- **YOUR GOAL**: Going through the material below, please gather all lines with the word "LaTeX" in them.

- **ENTRIES**:
^^^^^^^^^^^^^^^^
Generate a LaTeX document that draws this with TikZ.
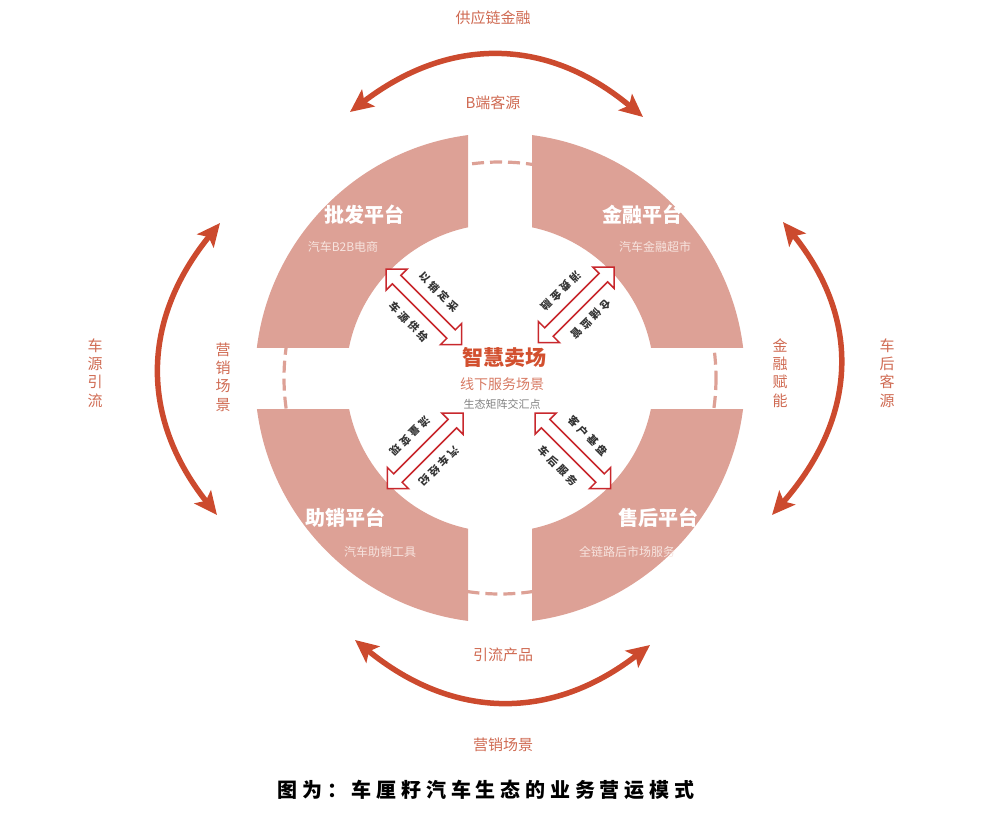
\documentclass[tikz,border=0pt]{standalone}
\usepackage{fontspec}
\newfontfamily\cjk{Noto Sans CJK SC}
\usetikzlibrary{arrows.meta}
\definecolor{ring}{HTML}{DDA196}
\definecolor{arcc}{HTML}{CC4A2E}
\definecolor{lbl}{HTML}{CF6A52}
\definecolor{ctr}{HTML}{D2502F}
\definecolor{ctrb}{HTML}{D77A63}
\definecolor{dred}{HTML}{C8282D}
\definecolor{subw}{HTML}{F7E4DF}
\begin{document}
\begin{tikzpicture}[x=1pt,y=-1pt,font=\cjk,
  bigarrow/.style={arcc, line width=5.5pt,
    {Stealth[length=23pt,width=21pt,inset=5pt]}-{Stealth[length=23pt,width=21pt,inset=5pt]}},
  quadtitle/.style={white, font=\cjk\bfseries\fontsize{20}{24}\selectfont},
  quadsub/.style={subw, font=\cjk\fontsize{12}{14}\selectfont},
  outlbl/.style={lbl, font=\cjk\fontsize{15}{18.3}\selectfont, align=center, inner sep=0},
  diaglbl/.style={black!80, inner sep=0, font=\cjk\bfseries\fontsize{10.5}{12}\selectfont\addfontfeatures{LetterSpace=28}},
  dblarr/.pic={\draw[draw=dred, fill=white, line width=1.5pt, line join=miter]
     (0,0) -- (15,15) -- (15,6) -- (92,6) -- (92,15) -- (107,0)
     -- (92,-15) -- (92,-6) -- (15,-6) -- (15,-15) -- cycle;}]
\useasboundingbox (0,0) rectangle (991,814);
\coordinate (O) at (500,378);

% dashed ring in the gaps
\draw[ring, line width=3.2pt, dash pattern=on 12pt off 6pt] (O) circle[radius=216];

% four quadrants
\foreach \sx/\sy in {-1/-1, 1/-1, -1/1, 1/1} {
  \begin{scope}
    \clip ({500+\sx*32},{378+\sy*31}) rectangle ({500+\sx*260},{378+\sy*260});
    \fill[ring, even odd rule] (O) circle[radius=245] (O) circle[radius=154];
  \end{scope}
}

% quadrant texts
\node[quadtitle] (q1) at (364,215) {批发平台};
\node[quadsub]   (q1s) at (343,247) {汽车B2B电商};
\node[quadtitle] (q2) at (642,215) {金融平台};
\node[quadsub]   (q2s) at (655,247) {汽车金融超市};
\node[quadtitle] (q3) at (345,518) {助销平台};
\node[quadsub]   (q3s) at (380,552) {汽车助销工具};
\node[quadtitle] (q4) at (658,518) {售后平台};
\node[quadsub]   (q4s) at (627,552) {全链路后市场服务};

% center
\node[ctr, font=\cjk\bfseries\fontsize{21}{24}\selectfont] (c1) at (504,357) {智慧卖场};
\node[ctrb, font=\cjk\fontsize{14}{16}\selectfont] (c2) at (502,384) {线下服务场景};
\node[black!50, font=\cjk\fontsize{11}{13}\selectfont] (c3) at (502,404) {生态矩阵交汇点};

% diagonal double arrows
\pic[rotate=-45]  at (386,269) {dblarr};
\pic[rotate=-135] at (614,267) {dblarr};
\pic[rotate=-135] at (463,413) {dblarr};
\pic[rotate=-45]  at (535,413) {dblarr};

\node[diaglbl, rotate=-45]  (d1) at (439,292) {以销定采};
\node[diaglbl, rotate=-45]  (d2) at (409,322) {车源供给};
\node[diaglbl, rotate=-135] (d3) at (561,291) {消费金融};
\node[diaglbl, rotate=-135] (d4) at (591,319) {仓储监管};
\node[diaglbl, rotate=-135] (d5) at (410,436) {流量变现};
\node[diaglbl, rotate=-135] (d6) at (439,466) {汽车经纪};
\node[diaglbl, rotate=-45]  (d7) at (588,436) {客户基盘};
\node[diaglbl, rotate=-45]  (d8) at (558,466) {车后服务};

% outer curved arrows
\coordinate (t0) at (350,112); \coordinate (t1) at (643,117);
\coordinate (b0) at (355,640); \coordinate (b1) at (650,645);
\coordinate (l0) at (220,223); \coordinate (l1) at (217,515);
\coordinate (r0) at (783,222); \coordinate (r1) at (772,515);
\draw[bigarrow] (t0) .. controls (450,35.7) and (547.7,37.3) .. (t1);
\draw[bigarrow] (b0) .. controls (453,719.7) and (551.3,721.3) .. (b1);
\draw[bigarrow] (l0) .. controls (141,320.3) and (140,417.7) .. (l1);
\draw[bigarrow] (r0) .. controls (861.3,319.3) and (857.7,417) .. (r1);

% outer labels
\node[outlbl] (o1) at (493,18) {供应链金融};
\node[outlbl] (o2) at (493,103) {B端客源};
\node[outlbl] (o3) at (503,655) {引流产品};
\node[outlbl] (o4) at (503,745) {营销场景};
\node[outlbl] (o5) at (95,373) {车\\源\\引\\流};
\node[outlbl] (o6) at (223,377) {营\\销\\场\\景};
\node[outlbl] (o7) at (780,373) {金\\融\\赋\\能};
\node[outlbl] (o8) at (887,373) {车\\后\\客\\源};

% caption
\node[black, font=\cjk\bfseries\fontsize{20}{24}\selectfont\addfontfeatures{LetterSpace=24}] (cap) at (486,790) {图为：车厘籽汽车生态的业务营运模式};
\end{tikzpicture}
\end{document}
^^^^^^^^^^^^^^^^
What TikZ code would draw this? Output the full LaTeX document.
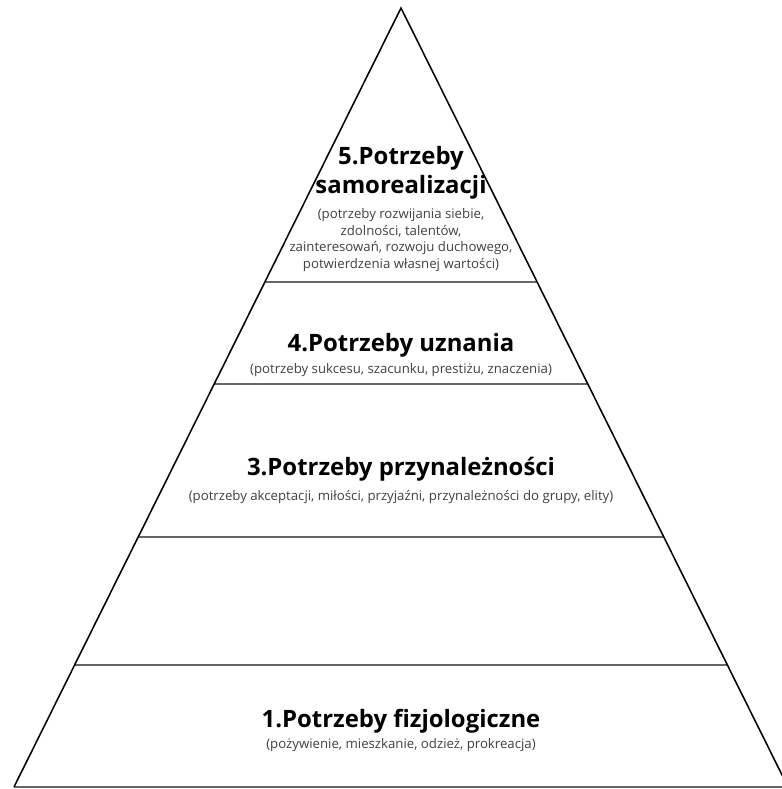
^^^^^^^^^^^^^^^^
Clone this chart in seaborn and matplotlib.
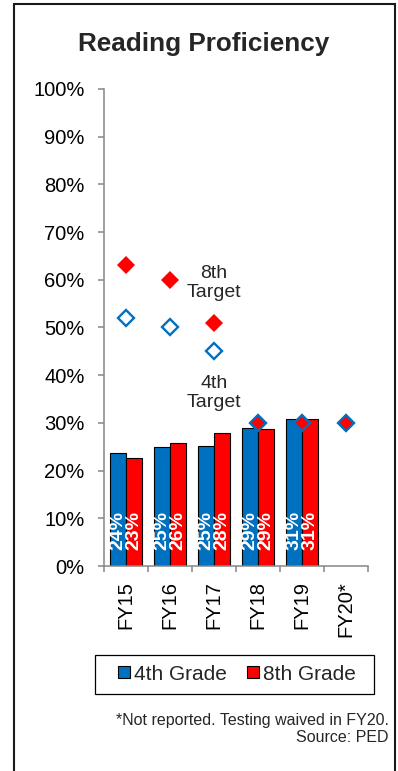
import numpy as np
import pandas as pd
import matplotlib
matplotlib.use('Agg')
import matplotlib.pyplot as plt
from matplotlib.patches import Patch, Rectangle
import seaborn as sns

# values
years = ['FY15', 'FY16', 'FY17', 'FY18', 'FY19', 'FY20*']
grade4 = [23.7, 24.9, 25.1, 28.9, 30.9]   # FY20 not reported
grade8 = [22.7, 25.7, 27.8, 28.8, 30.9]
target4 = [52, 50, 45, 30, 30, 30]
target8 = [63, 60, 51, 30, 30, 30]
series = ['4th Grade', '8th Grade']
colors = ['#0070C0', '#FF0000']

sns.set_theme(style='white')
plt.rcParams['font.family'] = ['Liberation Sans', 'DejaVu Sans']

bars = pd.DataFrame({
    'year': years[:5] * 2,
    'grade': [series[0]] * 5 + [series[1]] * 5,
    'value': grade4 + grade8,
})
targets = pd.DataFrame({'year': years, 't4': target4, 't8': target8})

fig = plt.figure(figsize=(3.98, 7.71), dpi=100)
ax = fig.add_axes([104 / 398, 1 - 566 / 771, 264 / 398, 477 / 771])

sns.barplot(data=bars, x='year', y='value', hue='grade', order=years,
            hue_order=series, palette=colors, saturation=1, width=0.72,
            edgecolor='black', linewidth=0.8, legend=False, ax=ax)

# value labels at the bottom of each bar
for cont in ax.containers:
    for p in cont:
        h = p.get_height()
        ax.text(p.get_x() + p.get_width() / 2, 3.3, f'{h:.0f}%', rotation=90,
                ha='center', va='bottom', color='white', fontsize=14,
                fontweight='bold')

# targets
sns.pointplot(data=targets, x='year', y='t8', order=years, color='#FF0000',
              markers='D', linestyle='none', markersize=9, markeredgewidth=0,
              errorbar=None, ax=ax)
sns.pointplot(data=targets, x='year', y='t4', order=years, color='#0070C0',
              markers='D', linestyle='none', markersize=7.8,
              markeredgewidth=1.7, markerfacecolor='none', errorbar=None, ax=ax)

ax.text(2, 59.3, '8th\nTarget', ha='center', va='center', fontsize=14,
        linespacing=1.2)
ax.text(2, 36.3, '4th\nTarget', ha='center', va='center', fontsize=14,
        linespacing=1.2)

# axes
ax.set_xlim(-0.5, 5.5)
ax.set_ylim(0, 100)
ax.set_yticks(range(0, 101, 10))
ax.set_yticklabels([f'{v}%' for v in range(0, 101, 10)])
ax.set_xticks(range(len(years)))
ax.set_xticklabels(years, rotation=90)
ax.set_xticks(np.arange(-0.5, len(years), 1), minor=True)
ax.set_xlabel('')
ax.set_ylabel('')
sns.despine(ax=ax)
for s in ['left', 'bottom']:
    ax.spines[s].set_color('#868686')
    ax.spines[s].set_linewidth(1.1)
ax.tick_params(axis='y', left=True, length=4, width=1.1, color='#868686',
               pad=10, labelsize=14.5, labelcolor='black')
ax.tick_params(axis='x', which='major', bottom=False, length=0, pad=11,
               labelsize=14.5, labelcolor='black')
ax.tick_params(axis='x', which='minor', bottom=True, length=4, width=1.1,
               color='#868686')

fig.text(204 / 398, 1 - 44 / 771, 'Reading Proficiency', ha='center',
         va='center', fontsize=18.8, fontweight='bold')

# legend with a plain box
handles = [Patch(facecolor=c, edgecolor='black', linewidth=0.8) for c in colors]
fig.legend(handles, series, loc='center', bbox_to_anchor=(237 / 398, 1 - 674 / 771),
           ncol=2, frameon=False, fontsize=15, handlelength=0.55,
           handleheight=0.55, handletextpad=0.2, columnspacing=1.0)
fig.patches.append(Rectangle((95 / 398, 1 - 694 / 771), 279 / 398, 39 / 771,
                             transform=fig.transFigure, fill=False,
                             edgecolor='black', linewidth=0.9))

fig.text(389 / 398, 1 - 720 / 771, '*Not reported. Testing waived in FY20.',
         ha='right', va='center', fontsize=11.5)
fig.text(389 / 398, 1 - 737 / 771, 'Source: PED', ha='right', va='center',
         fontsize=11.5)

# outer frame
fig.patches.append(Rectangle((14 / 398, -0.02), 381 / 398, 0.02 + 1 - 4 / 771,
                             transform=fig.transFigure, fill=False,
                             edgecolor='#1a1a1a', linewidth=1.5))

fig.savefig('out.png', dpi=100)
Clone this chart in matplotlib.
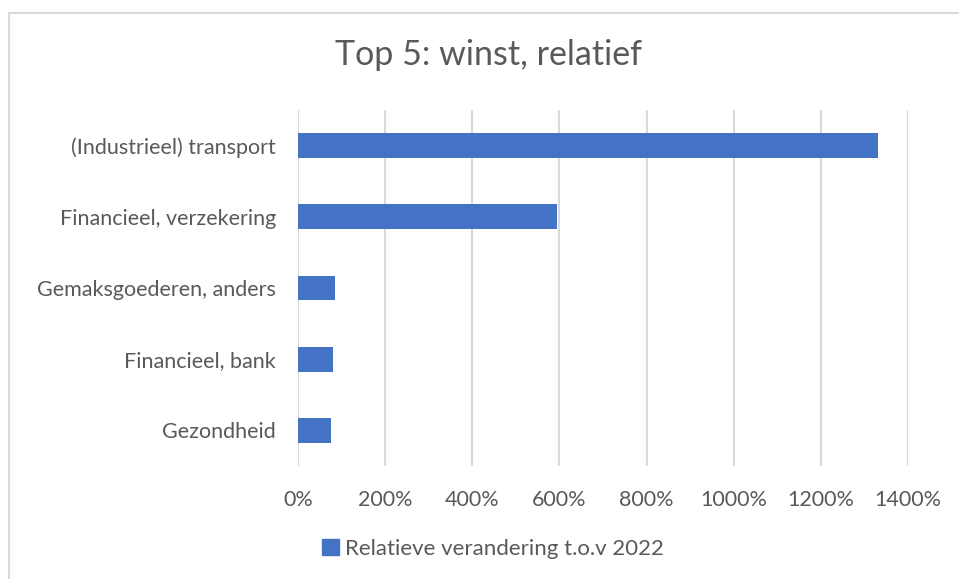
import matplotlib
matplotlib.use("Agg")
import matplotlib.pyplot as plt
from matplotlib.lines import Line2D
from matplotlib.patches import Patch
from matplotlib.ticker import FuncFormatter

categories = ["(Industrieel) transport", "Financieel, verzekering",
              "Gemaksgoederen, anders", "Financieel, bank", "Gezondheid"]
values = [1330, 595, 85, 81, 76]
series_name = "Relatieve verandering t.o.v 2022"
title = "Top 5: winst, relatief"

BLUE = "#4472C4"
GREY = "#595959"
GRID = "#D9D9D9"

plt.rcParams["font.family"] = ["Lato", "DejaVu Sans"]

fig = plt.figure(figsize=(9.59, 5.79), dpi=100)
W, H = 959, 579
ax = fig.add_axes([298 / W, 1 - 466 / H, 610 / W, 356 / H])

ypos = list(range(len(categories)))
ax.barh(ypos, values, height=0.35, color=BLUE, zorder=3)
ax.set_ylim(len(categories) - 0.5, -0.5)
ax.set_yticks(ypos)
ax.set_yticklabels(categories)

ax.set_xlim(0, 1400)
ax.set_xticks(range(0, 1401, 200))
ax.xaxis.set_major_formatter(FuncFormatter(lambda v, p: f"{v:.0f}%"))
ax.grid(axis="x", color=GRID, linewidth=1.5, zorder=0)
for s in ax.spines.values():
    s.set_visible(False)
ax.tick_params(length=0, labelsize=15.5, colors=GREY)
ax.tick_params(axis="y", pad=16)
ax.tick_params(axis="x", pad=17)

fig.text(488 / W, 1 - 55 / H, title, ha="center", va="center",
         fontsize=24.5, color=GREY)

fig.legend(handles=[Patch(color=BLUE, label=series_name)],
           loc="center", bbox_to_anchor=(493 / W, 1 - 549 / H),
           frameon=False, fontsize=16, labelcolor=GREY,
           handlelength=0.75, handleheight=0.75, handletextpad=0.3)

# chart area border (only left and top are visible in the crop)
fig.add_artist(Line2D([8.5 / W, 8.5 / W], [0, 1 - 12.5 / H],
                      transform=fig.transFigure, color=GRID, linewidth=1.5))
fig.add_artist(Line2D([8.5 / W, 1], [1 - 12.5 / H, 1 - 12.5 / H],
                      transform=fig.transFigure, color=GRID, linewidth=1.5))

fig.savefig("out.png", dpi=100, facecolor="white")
^^^^^^^^^^^^^^^^
- **CORRECT RESPONSE**:
Generate a LaTeX document that draws this with TikZ.
What TikZ code would draw this? Output the full LaTeX document.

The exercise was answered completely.